Del Piero resembles David Beckham not only in his media profile and his ability to strike a dead ball beautifully, but also in that many believe his reputation to be vastly inflated. This was his fourth European Cup final and only in one, the shockingly unexpected defeat to Borussia Dortmund, did he score ­ and it is worth pointing out he did not start that match in Munich.

When, having unwisely used all his substitutes, Carlo Ancelotti saw Roque Junior pull a muscle, his Milan side were effectively reduced to 10 men. There were then nearly 30 minutes of extra time remaining and, astonishingly, Juventus applied little pressure and received less leadership from their captain, Del Piero.

The longer and more aimlessly the match went on, the more ineffectual he became, although he was not alone. The absence of the suspended Pavel Nedved, so often Del Piero's provider, and the presence in Milan's defence of Maldini, Nesta and Costacurta ­ an Italian equivalent of the great rearguard George Graham fashioned at Arsenal ­ suggested Old Trafford would prove a more testing arena than any of the previous three European Cups he had been involved in.
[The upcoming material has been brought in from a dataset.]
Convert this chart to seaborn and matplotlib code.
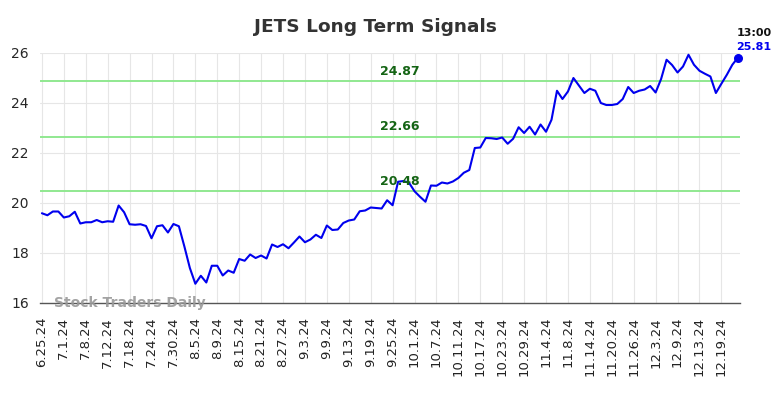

Mauro Camoranesi was no kind of replacement for Nedved on Juve's right and it was no surprise to see him replaced at the interval, after which Del Piero drifted into a deeper role.

He did not deserve a winner's medal and nor did Juventus. They had reached the threshold of being crowned champions of Europe after losing to five sides, including Manchester United twice, Newcastle and the might of Basle. Milan, by contrast, had qualified by beating six teams who had previously won the European Cup. There is no need to add which team merited the title of champions.